Von den zehn hatten sechs straff durchgehalten. Nun wurden die Ergebnisse auf den Tisch gelegt. Partner der Aktion sind der Burgenlandkreis, die Regionalverkehrsgesellschaft (RVG) Weißenfels und der Mitteldeutsche Verkehrsverbund (MDV). Die Linie ist Teil des Bahn-Bus-Landesnetzes, in dem sich das Land Sachsen-Anhalt planerisch und finanziell auch für Busverkehr engagiert. Die Linie bekommt jährlich rund 256 000 Euro Zuschuss. Die 800 verkehrt im Monat mehr als 300-mal. Rund 50 Fahrzeuge sind eingesetzt. Die RVG verzeichnete seit dem Neustart der Linie ein Drittel mehr Fahrgäste, das sind immerhin rund 10 200 Fahrgäste mehr.

"Da liegt uns Qualität am Herzen. Solch ein selbst initiierter Test hatte Premiere. Heute können wir sagen: Die Linie 800 hat sich bewährt und verdient eine gute Note", resümierte André Schröder (CDU), Staatssekretär im Verkehrsministerium. "Diese neue Strecke ist ein gutes Bindeglied zur Bahn in den Richtungen Naumburg, Merseburg, Halle und am Bahnhof Profen in Richtung Zeitz und Leipzig."

Die Note "sehr gut" hatten die Testfahrer mehrheitlich an die Busfahrer vergeben. "Manche sagen nicht muh und nicht meff, aber die meisten grüßen ihre Gäste. Man kennt sich mit der Zeit", bestätigte auch Senior Zelle. "Mir ist Pünktlichkeit besonders wichtig", betonte der 18-jährige Kevin Eisner. Der Mechatroniker arbeitet in Weißenfels in Schichten. "Da ist es schön, wenn man nach einer Überstunde nicht allzu lange auf den nächsten Bus warten muss." Angenehm war den Testfahrern auch aufgefallen, dass ausschließlich Busse mit einem Niederflureinstieg zum Einsatz kommen. Es sei damit ausreichend Platz für Rollstühle und Fahrräder, die kostenlos transportiert werden.

Klaus Rüdiger Malter, Geschäftsführer der Nasa, hörte so viel Lob natürlich gern, interessierte sich aber mit gleichem Interesse für Kritikpunkte und Anregungen der Testfahrer.

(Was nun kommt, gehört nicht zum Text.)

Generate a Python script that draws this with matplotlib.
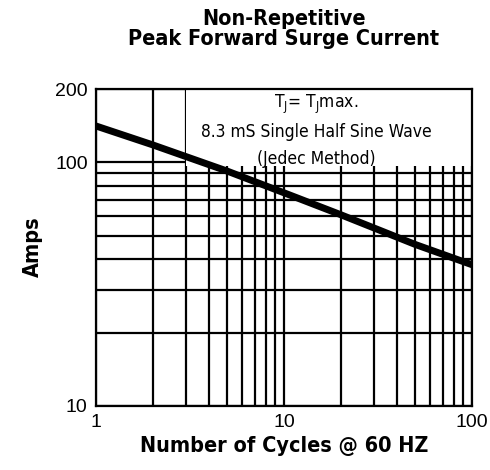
import numpy as np
import matplotlib.pyplot as plt
from matplotlib.patches import Rectangle
from matplotlib.ticker import FixedLocator, NullFormatter

cycles = [1, 2, 5, 10, 20, 50, 100]
amps = [141, 118, 92, 75, 61, 46, 38]

x_ticks = [1, 10, 100]
y_ticks = [10, 100, 200]
x_minor = [2, 3, 4, 5, 6, 7, 8, 9, 20, 30, 40, 50, 60, 70, 80, 90]
y_minor = [20, 30, 40, 50, 60, 70, 80, 90]

plt.rcParams['font.family'] = ['Liberation Sans', 'DejaVu Sans']
cond = dict(family='DejaVu Sans', stretch='condensed')

fig = plt.figure(figsize=(4.9, 4.7), dpi=100)
ax = fig.add_axes([96/490, 1 - 406/470, 376/490, 317/470])
ax.set_xscale('log')
ax.set_yscale('log')
ax.set_xlim(1, 100)
ax.set_ylim(10, 200)

ax.xaxis.set_major_locator(FixedLocator(x_ticks))
ax.yaxis.set_major_locator(FixedLocator(y_ticks))
ax.xaxis.set_minor_locator(FixedLocator(x_minor))
ax.yaxis.set_minor_locator(FixedLocator(y_minor))
ax.xaxis.set_minor_formatter(NullFormatter())
ax.yaxis.set_minor_formatter(NullFormatter())
ax.set_xticklabels([str(v) for v in x_ticks])
ax.set_yticklabels([str(v) for v in y_ticks])
ax.tick_params(which='both', length=0, labelsize=14, pad=6)

ax.grid(True, which='both', color='black', linewidth=1.6)
for s in ax.spines.values():
    s.set_linewidth(1.6)

# white box behind the note
ax.add_patch(Rectangle((3.0, 97), 97, 103, facecolor='white', edgecolor='none', zorder=2.5))

ax.plot(cycles, amps, color='black', linewidth=5, solid_capstyle='butt', zorder=3)

note = [r'T$_\mathregular{J}$= T$_\mathregular{J}$max.', '8.3 mS Single Half Sine Wave', '(Jedec Method)']
for i, line in enumerate(note):
    ax.text(0.585, 0.952 - 0.087 * i, line, transform=ax.transAxes, ha='center', va='center',
            fontsize=12.5, zorder=4, **cond)

fig.text(284/490, 1 - 29/470, 'Non-Repetitive\nPeak Forward Surge Current', ha='center', va='center',
         fontsize=15.5, fontweight='bold', linespacing=1.05, **cond)
fig.text(284/490, 1 - 446/470, 'Number of Cycles @ 60 HZ', ha='center', va='center',
         fontsize=15.5, fontweight='bold', **cond)
fig.text(33/490, 1 - 247/470, 'Amps', ha='center', va='center', rotation=90,
         fontsize=15.5, fontweight='bold', **cond)

fig.savefig('out.png', dpi=100)
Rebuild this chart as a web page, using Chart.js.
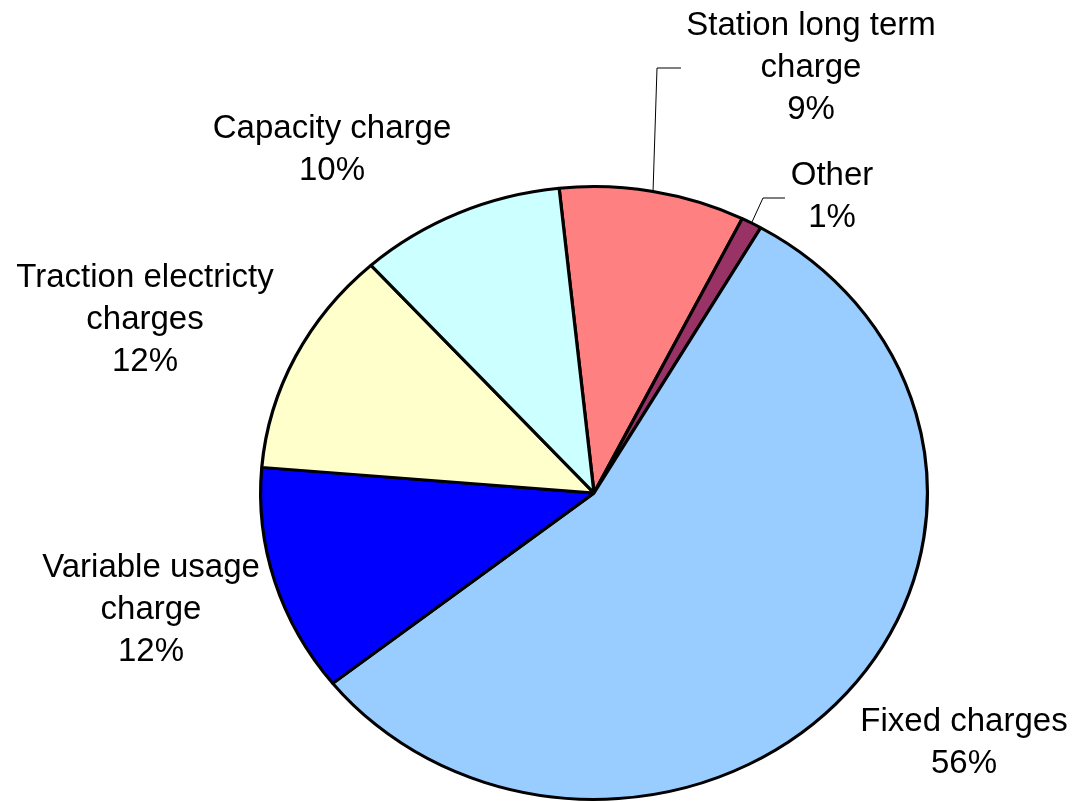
<!DOCTYPE html>
<html>
<head>
<meta charset="utf-8">
<script src="https://cdn.jsdelivr.net/npm/chart.js@4/dist/chart.umd.min.js"></script>
<style>
  html, body { margin: 0; padding: 0; background: #fff; }
  .wrap { width: 1075px; height: 802px; position: relative; }
</style>
</head>
<body>
<div class="wrap"><canvas id="pie"></canvas></div>
<script>
// slices, clockwise from the top
const categories = ["Station long term charge", "Other", "Fixed charges", "Variable usage charge", "Traction electricty charges", "Capacity charge"];
const shares = [9, 1, 56, 12, 12, 10];
const colours = ["#FF8080", "#993366", "#99CCFF", "#0000FF", "#FFFFCC", "#CCFFFF"];

// how the label text wraps (last line is the percent)
const labelLines = [
  ["Station long term", "charge"],
  ["Other"],
  ["Fixed charges"],
  ["Variable usage", "charge"],
  ["Traction electricty", "charges"],
  ["Capacity charge"],
];
// where each label sits: centre x, first line y
const labelAt = [[811, 26], [832, 176], [964, 722], [151, 568], [145, 278], [332, 129]];
// leader lines: elbow point and end point (only the small top slices)
const leaders = [[[657, 68], [681, 68]], [[763, 198], [785, 198]], null, null, null, null];

const centreY = 493;   // where the pie centre lands on the page
const squash = 0.919;  // the original pie is a bit flatter than round

const squashPlugin = {
  id: "squash",
  beforeDatasetsDraw(chart) {
    const arc = chart.getDatasetMeta(0).data[0];
    const ctx = chart.ctx;
    ctx.save();
    ctx.translate(0, centreY);
    ctx.scale(1, squash);
    ctx.translate(0, -arc.y);
  },
  afterDatasetsDraw(chart) {
    chart.ctx.restore();
  },
};

const labelPlugin = {
  id: "labels",
  afterDraw(chart) {
    const ctx = chart.ctx;
    const arcs = chart.getDatasetMeta(0).data;
    ctx.save();
    // leader lines from the slice edge midpoint
    ctx.strokeStyle = "#000";
    ctx.lineWidth = 1;
    arcs.forEach((a, i) => {
      if (!leaders[i]) return;
      const mid = (a.startAngle + a.endAngle) / 2;
      const x0 = a.x + Math.cos(mid) * a.outerRadius;
      const y0 = centreY + Math.sin(mid) * a.outerRadius * squash;
      ctx.beginPath();
      ctx.moveTo(x0, y0);
      ctx.lineTo(leaders[i][0][0], leaders[i][0][1]);
      ctx.lineTo(leaders[i][1][0], leaders[i][1][1]);
      ctx.stroke();
    });
    ctx.fillStyle = "#000";
    ctx.font = "33px 'Liberation Sans', Arial, sans-serif";
    ctx.textAlign = "center";
    ctx.textBaseline = "middle";
    categories.forEach((c, i) => {
      const lines = labelLines[i].concat([shares[i] + "%"]);
      lines.forEach((t, k) => {
        ctx.fillText(t, labelAt[i][0], labelAt[i][1] + k * 42);
      });
    });
    ctx.restore();
  },
};

new Chart(document.getElementById("pie"), {
  type: "pie",
  data: {
    labels: categories,
    datasets: [
      {
        data: shares,
        backgroundColor: colours,
        borderColor: "#000",
        borderWidth: 3.2,
      },
    ],
  },
  options: {
    responsive: true,
    maintainAspectRatio: false,
    animation: false,
    events: [],
    rotation: -6,
    layout: { padding: { left: 259, right: 146, top: 66, bottom: 66 } },
    plugins: {
      legend: { display: false },
      tooltip: { enabled: false },
    },
  },
  plugins: [squashPlugin, labelPlugin],
});
</script>
</body>
</html>
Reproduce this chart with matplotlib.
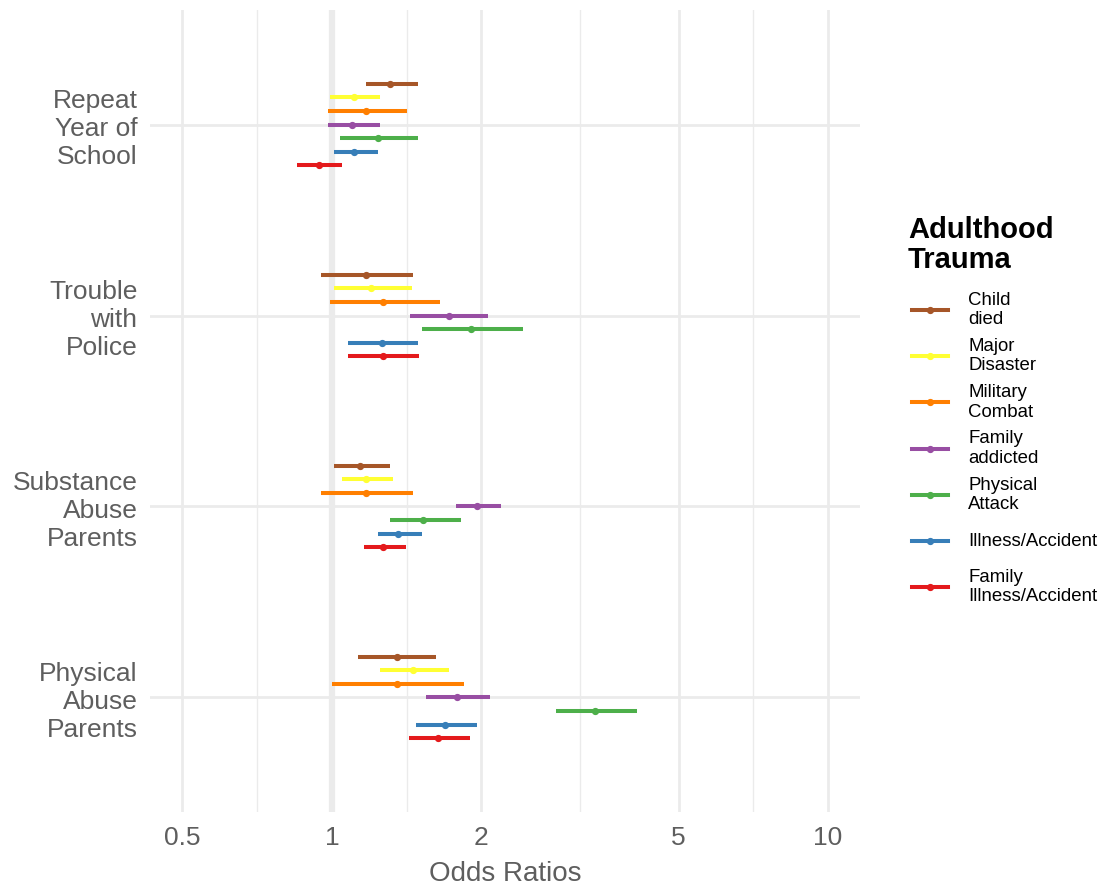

Und auch damit hielten die Tester nicht hinter den Berg. Negativ aufgefallen war, dass sich am Hohenmölsener Kirschberg-Center für die Fahrgäste keine Unterstellmöglichkeit befindet. Gefragt wurde auch nach einem Halt am Mondsee, der mit Inbetriebnahme der Linie angekündigt war, aber immer noch fehlt. Thomas Böhm, Wirtschaftsamtsleiter in der Kreisverwaltung, reagierte: "Wir suchen immer noch nach einer tragbaren Lösung."

Ekkart Günther, RVG-Geschäftsführer, brachte es auf den Punkt: "Ich sehe die Verantwortung bei der Stadt Hohenmölsen und dem Zweckverband Pirkau. Sie sollten sich für eine solche Haltestelle mehr einsetzen als in den letzten zwölf Monaten." Der RVG gebe jedoch nicht auf, könnte sich sogar einen saisonalen Halt vorstellen.

Kritik gab es auch für die Anschlusszeiten. "Ich fahre regelmäßig von Hohenmölsen nach Merseburg", berichtete zum Beispiel Renate Zschech. Eine Umsteigezeit in Weißenfels zum Zug von nur drei Minuten sei einfach zu knapp. Diese Erfahrung machte auch die 26-jährige Susann Tiesel, die von Leipzig über Profen zu ihrem Wohnort nach Hohenmölsen muss. "Wenn ich den Anschluss in Profen verpasse, stehe ich dort zwei Stunden - und dieser Haltepunkt ist nun nicht gerade der Ort, wo man gern zwei Stunden steht." Malter versicherte, dass gerade die Anschlusszeiten der Linie 800 noch einmal auf den Prüfstand kommen. Und: In den kommenden drei Jahren bekomme Profen einen neuen Haltepunkt.

Auch in Weißenfels bahnen sich Veränderungen an. Der Busbahnhof wird ab dem kommenden Jahr vollkommen verändert. Während die Testergebnisse, vor allem die kritischen Hinweise, ausgewertet werden, ist eine neue Buslinie im Anrollen. Ab 12. Dezember halten die Züge nicht mehr in den Orten Bornitz und Reuden. Die Nasa schafft mit einem neuen Schnellbus die Verbindung zwischen Zeitz und Profen im Stundentakt und will damit auch den Anschluss an die Linie 800 über Hohenmölsen nach Weißenfels.